The mathematics behind the claims of a group of quantum theorists state that the wavefunction, a probability amplitude used to in quantum mechanics to describe a particle’s state, isn’t just a statistical tool but rather a real, objective state of a quantum system. The researchers published their findings in the journal Nature Physics.
This view was shared by Erwin Schrödinger, Austrian physicist, and quantum-mechanics pioneer. Others, like Albert Einstein, favored the opposing view that the wavefunction reflects the partial knowledge of that an experimenter has about a system.
Jonathan Barrett and his colleagues follow John Bell’s counterintuitive implication that he developed in 1964: that measurements on one particle can influence the state of another, distant particle, faster than the speed of light should allow. The theorem proposed by Barrett shows that theories that treat the wavefunction in terms of lack of knowledge of a system’s physical state will also fail to reproduce those predictions.

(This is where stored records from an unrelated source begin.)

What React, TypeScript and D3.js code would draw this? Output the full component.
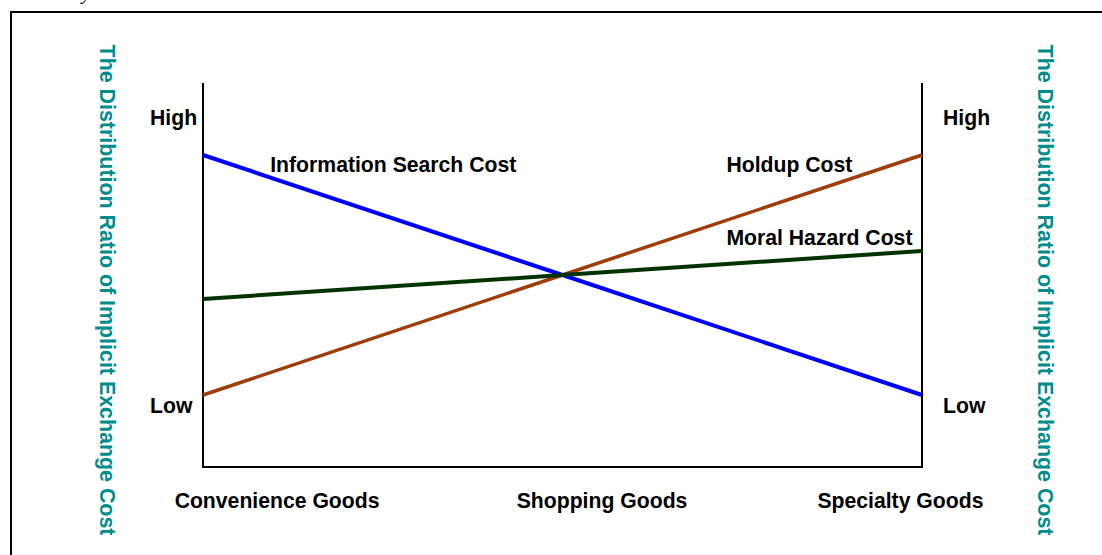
import React from "react";
import * as d3 from "d3";

const categories = ["Convenience Goods", "Shopping Goods", "Specialty Goods"];
const levelTicks = ["High", "Low"];
const levelValues = [9.1, 1.6];
const yAxisTitle = "The Distribution Ratio of Implicit Exchange Cost";

const infoSearch = [8.125, 5, 1.875];
const holdup = [1.875, 5, 8.125];
const moralHazard = [4.375, 5, 5.625];

const seriesNames = ["Information Search Cost", "Holdup Cost", "Moral Hazard Cost"];
const seriesList = [infoSearch, holdup, moralHazard];

// layout (not data)
const colors = ["#0000ff", "#a03c08", "#003300"];
const widths = [4, 3.5, 4];
const labelAnchor = [
  { x: 0.187, y: 7.68 },
  { x: 1.456, y: 7.68 },
  { x: 1.456, y: 5.78 },
];
const catLabelX = [0.206, 1.11, 1.94];

const W = 1102;
const H = 555;
const font = "'Liberation Sans', Arial, sans-serif";
const fs = 21.2;

export default function App() {
  const x = d3.scaleLinear().domain([0, 2]).range([203, 922]);
  const y = d3.scaleLinear().domain([0, 10]).range([467, 83]);
  const line = d3
    .line<number>()
    .x((_, i) => x(i))
    .y((d) => y(d));

  return (
    <svg
      width={W}
      height={H}
      style={{ position: "absolute", left: 0, top: 0, background: "#fff" }}
    >
      <rect x={0} y={0} width={W} height={H} fill="#fff" />
      <text x={82} y={-1} fontFamily="'Liberation Serif', serif" fontStyle="italic" fontSize={20}>
        y
      </text>
      <rect x={11} y={12} width={W + 20} height={H + 20} fill="none" stroke="#000" strokeWidth={2} />

      {/* axes */}
      <line x1={x(0)} x2={x(0)} y1={y(10)} y2={y(0)} stroke="#000" strokeWidth={2} />
      <line x1={x(2)} x2={x(2)} y1={y(10)} y2={y(0)} stroke="#000" strokeWidth={2} />
      <line x1={x(0) - 1} x2={x(2) + 1} y1={y(0)} y2={y(0)} stroke="#000" strokeWidth={2} />

      {seriesList.map((s, i) => (
        <path key={i} d={line(s) || ""} fill="none" stroke={colors[i]} strokeWidth={widths[i]} />
      ))}

      {levelTicks.map((t, i) => (
        <g key={t} fontFamily={font} fontWeight="bold" fontSize={fs} fill="#000">
          <text x={150} y={y(levelValues[i]) + 7}>
            {t}
          </text>
          <text x={943} y={y(levelValues[i]) + 7}>
            {t}
          </text>
        </g>
      ))}

      {categories.map((c, i) => (
        <text
          key={c}
          x={x(catLabelX[i])}
          y={508}
          textAnchor="middle"
          fontFamily={font}
          fontWeight="bold"
          fontSize={fs}
        >
          {c}
        </text>
      ))}

      {seriesNames.map((n, i) => (
        <text
          key={n}
          x={x(labelAnchor[i].x)}
          y={y(labelAnchor[i].y)}
          fontFamily={font}
          fontWeight="bold"
          fontSize={fs}
        >
          {n}
        </text>
      ))}

      {[100, 1038].map((tx) => (
        <text
          key={tx}
          transform={`translate(${tx},${290}) rotate(90)`}
          textAnchor="middle"
          fontFamily={font}
          fontWeight="bold"
          fontSize={21.4}
          fill="#008c8c"
        >
          {yAxisTitle}
        </text>
      ))}
    </svg>
  );
}
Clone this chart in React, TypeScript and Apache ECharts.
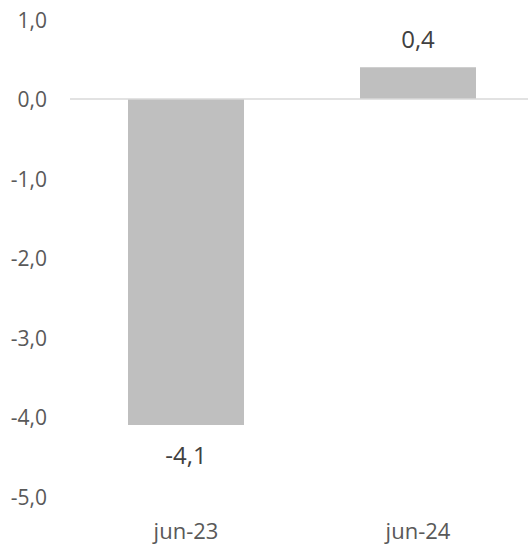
import React, { useEffect, useRef } from "react";
import * as echarts from "echarts";

const categories = ["jun-23", "jun-24"];
const values = [-4.1, 0.4];
const yMin = -5;
const yMax = 1;
const yInterval = 1;

const fmt = (v: number) => v.toFixed(1).replace(".", ",");

export default function App() {
  const ref = useRef<HTMLDivElement>(null);
  useEffect(() => {
    if (!ref.current) return;
    const chart = echarts.init(ref.current, null, { renderer: "svg" });
    const font = "'Open Sans', sans-serif";
    chart.setOption({
      animation: false,
      backgroundColor: "#ffffff",
      grid: {
        left: 70,
        width: 464,
        top: 19.5,
        bottom: 48.5,
        containLabel: false,
        outerBoundsMode: "none",
      },
      xAxis: {
        type: "category",
        data: categories,
        axisLine: { show: false },
        axisTick: { show: false },
        axisLabel: {
          color: "#595959",
          fontSize: 22,
          lineHeight: 26,
          fontFamily: font,
          margin: 20,
        },
        splitLine: { show: false },
      },
      yAxis: {
        type: "value",
        min: yMin,
        max: yMax,
        interval: yInterval,
        axisLine: { show: false },
        axisTick: { show: false },
        splitLine: { show: false },
        axisLabel: {
          color: "#595959",
          fontSize: 21,
          fontFamily: font,
          margin: 23,
          formatter: (v: number) => fmt(v),
        },
      },
      series: [
        {
          type: "bar",
          barWidth: "50%",
          itemStyle: { color: "#bfbfbf" },
          data: values.map((v) => ({
            value: v,
            label: {
              show: true,
              position: v < 0 ? "bottom" : "top",
              distance: v < 0 ? 18 : 17,
              color: "#404040",
              fontSize: 24,
              fontFamily: font,
              formatter: () => fmt(v),
            },
          })),
          markLine: {
            silent: true,
            symbol: ["none", "none"],
            label: { show: false },
            lineStyle: { color: "#d9d9d9", width: 1.5, type: "solid" },
            data: [{ yAxis: 0 }],
          },
        },
      ],
    });
    return () => chart.dispose();
  }, []);
  return (
    <div
      ref={ref}
      style={{ position: "fixed", left: 0, top: 0, width: 528, height: 545 }}
    />
  );
}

If wavefunctions simply reflect the experimenter’s uncertainty, then different wavefunctions could represent the same underlying reality. The authors show that the same reality cannot underpin different quantum states. The theorem depends on a controversial assumption, that quantum systems have an objective underlying physical state.
This theorem could have applications in quantum information theory and cryptography. The theorem is incompatible with the standard model of quantum mechanics, possibly showcasing some faults in it.
Reference: “On the reality of the quantum state” by Matthew F. Pusey, Jonathan Barrett and Terry Rudolph, 6 May 2012, Nature Physics.